From our friends at HeyPumpkin:
When you hit your local coffee shop, the baristas know exactly how to make your caramel macchiatos and mocha frappuccinos. But have you ever wondered what your favorite barista is drinking at home?
No, they’re not whipping up all those fancy drinks with a thousand steps to start their morning. Of course, there are exceptions to everything, but most baristas are more focused on sipping a properly brewed cup of joe.
They like coffee. They want to taste coffee. And they want the best-tasting coffee possible.
I’m not talking about throwing some ground Folgers in a coffee maker — there’s more to a good cup of coffee than that. I sat down with Josh, a former barista, and picked his brain on how he really makes his own coffee at home. And now, I’m here to share what I learned!
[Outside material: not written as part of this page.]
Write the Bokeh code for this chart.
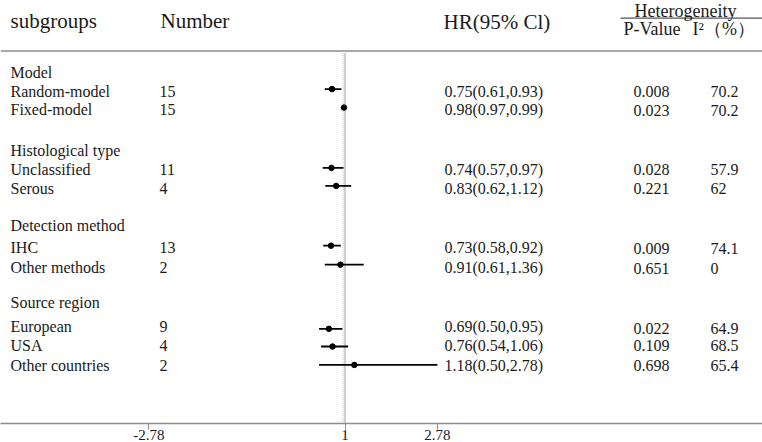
from bokeh.plotting import figure
from bokeh.models import Range1d, FixedTicker
from bokeh.core.properties import value
from bokeh.embed import file_html
from bokeh.resources import INLINE

# ---------------- data ----------------
groups = ["Model", "Histological type", "Detection method", "Source region"]
subgroups = ["Random-model", "Fixed-model", "Unclassified", "Serous", "IHC",
             "Other methods", "European", "USA", "Other countries"]
numbers = [15, 15, 11, 4, 13, 2, 9, 4, 2]
hr = [0.75, 0.98, 0.74, 0.83, 0.73, 0.91, 0.69, 0.76, 1.18]
hr_low = [0.61, 0.97, 0.57, 0.62, 0.58, 0.61, 0.50, 0.54, 0.50]
hr_high = [0.93, 0.99, 0.97, 1.12, 0.92, 1.36, 0.95, 1.06, 2.78]
p_values = ["0.008", "0.023", "0.028", "0.221", "0.009", "0.651", "0.022", "0.109", "0.698"]
i2_values = ["70.2", "70.2", "57.9", "62", "74.1", "0", "64.9", "68.5", "65.4"]
x_ticks = [-2.78, 1, 2.78]
x_tick_labels = ["-2.78", "1", "2.78"]
headers = ["subgroups", "Number", "HR(95% Cl)"]
het_title = "Heterogeneity"
het_headers = ["P-Value", "I²（%）"]

# ---------------- layout (pixel positions, not data) ----------------
W, H = 762, 442
PX_PER_UNIT = 51.9
X_ONE_PX = 344.5
FRAME_BOTTOM = 418.7
GROUP_ROW_Y = [71, 148, 222.5, 299]
SUB_ROW_Y = [90, 108, 167, 186.5, 244.5, 264.5, 323, 341.5, 361.5]
MARK_ROW_Y = [87.7, 106, 165.7, 183.5, 242.7, 261.5, 325, 342.5, 360.7]
STAT_ROW_Y = [90.5, 108.5, 167, 186.5, 245, 265, 325, 341, 361.2]


def px(xp):
    """convert a horizontal layout pixel position into HR units"""
    return 1 + (xp - X_ONE_PX) / PX_PER_UNIT


x_start, x_end = px(0), px(W)

FONT = value("Liberation Serif")
TXT = "#1a1a1a"

p = figure(width=W, height=H, x_range=Range1d(x_start, x_end),
           y_range=Range1d(FRAME_BOTTOM, 0), output_backend="svg",
           toolbar_location=None, y_axis_location=None, min_border=0,
           outline_line_color=None)
p.grid.visible = False
p.background_fill_color = "white"

# axis
ax = p.xaxis[0]
ax.ticker = FixedTicker(ticks=x_ticks)
ax.major_label_overrides = {t: l for t, l in zip(x_ticks, x_tick_labels)}
ax.axis_line_color = "#8c8c8c"
ax.axis_line_width = 1.5
ax.major_tick_line_color = "#8c8c8c"
ax.major_tick_out = 6
ax.major_tick_in = 0
ax.minor_tick_line_color = None
ax.major_label_text_font = "Liberation Serif"
ax.major_label_text_font_size = "15px"
ax.major_label_text_color = TXT
ax.major_label_standoff = 0

# reference line at HR = 1
p.segment(x0=[1 - 1.8 / PX_PER_UNIT], y0=[52], x1=[1 - 1.8 / PX_PER_UNIT], y1=[FRAME_BOTTOM],
          line_color="#c8c8c8", line_width=1, line_dash="1 1")
p.segment(x0=[1], y0=[52], x1=[1], y1=[FRAME_BOTTOM], line_color="#b0b0b0", line_width=1.2)

# rules
p.segment(x0=[x_start], y0=[50], x1=[x_end], y1=[50], line_color="#8c8c8c", line_width=1.5)
p.segment(x0=[px(620)], y0=[17.5], x1=[x_end], y1=[17.5], line_color="#555555", line_width=1.2)

# forest marks
p.segment(x0=hr_low, y0=MARK_ROW_Y, x1=hr_high, y1=MARK_ROW_Y, line_color="black", line_width=1.8)
p.scatter(x=hr, y=MARK_ROW_Y, size=5.5, color="black")

# headers
p.text(x=[px(10), px(160), px(443)], y=[20, 20, 21], text=headers, text_font=FONT,
       text_font_size="21px", text_baseline="middle", text_color=TXT)
p.text(x=[px(634)], y=[10], text=[het_title], text_font=FONT, text_font_size="18px",
       text_baseline="middle", text_color=TXT)
p.text(x=[px(623), px(692)], y=[28, 28], text=het_headers, text_font=FONT,
       text_font_size="18px", text_baseline="middle", text_color=TXT)

# table text
p.text(x=[px(10)] * len(groups), y=GROUP_ROW_Y, text=groups, text_font=FONT,
       text_font_size="16px", text_baseline="middle", text_color=TXT)
p.text(x=[px(10)] * len(subgroups), y=SUB_ROW_Y, text=subgroups, text_font=FONT,
       text_font_size="16px", text_baseline="middle", text_color=TXT)
p.text(x=[px(159)] * len(numbers), y=SUB_ROW_Y, text=[str(n) for n in numbers], text_font=FONT,
       text_font_size="16px", text_baseline="middle", text_color=TXT)
hr_text = ["%.2f(%.2f,%.2f)" % (a, b, c) for a, b, c in zip(hr, hr_low, hr_high)]
p.text(x=[px(444)] * len(hr_text), y=SUB_ROW_Y, text=hr_text, text_font=FONT,
       text_font_size="16px", text_baseline="middle", text_color=TXT)
p.text(x=[px(633)] * len(p_values), y=STAT_ROW_Y, text=p_values, text_font=FONT,
       text_font_size="16px", text_baseline="middle", text_color=TXT)
p.text(x=[px(710)] * len(i2_values), y=STAT_ROW_Y, text=i2_values, text_font=FONT,
       text_font_size="16px", text_baseline="middle", text_color=TXT)

open("out.html", "w").write(file_html(p, INLINE))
The very first thing Josh told me: if you want a good cup of coffee, you have to start with good coffee beans. Skip the bag of already-ground coffee, because it will quickly lose its complexity and aroma as it goes stale.
Instead, splurge on whole beans and a coffee grinder. The key to fresher and more flavorful coffee is grinding coffee beans yourself.
In a perfect world, we would all be able to purchase whole beans from a local small-batch artisan roaster. But if you can’t find a local coffee roaster in your area, you can still purchase whole beans online or at your local grocery store.
Water Matters, Too
Coffee is nearly 99 percent water, so it’s also important to focus on the quality of the water you’re using.
It does make a difference if you use tap water versus purified water. By using filtered water, you’re removing any chemicals, sediment, or anything else that can change the taste of the water. Plus, the minerals in water play a big part in coffee extraction.
Be Exact and Consistent
Any barista will tell you that eliminating inconsistencies and accurately measuring is key to the flavor of coffee. Your ratio of coffee to water may vary, depending on your brewing method, the beans you’re using, and your personal taste. That means Josh can’t tell me the exact ratio that will make the absolute perfect cup of coffee across the board, but 1:15 is an excellent place to start. So, for every 1 gram of coffee, use 15 grams of water.
Clearly, scooping grounds with a spoon isn’t the most accurate way to measure anything. If possible, using a kitchen scale is the best way to get it right. And don’t grind all your beans at once, either. Only grind the amount you plan to use right now, and keep those other beans as fresh as possible for next time.
How You Brew
I’m sure that many baristas have a good ol’ regular coffee maker at home — but if you really want barista-worthy coffee, it might be time to rethink your brewing method. Heating elements in the majority of cheap automatic brewers don’t actually get hot enough to extract all the delicious, complex flavors.
When I asked, my barista friend said he prefers a French press most days.
Although a French press can look a little intimidating at first glance, they’re pretty straightforward. Coarsely grind your beans, pour in the water, time the brew, and press the plunger. No really — that’s pretty much it.
The extra five minutes it takes to use a French press will result in coffee that’s far more delicious and aromatic than anything that’s ever come out of a cheap automatic machine. Without coffee filters to soak up the coffee’s natural oils, you’ll wind up with a full-bodied, robust, and vibrantly aromatic cup of joe.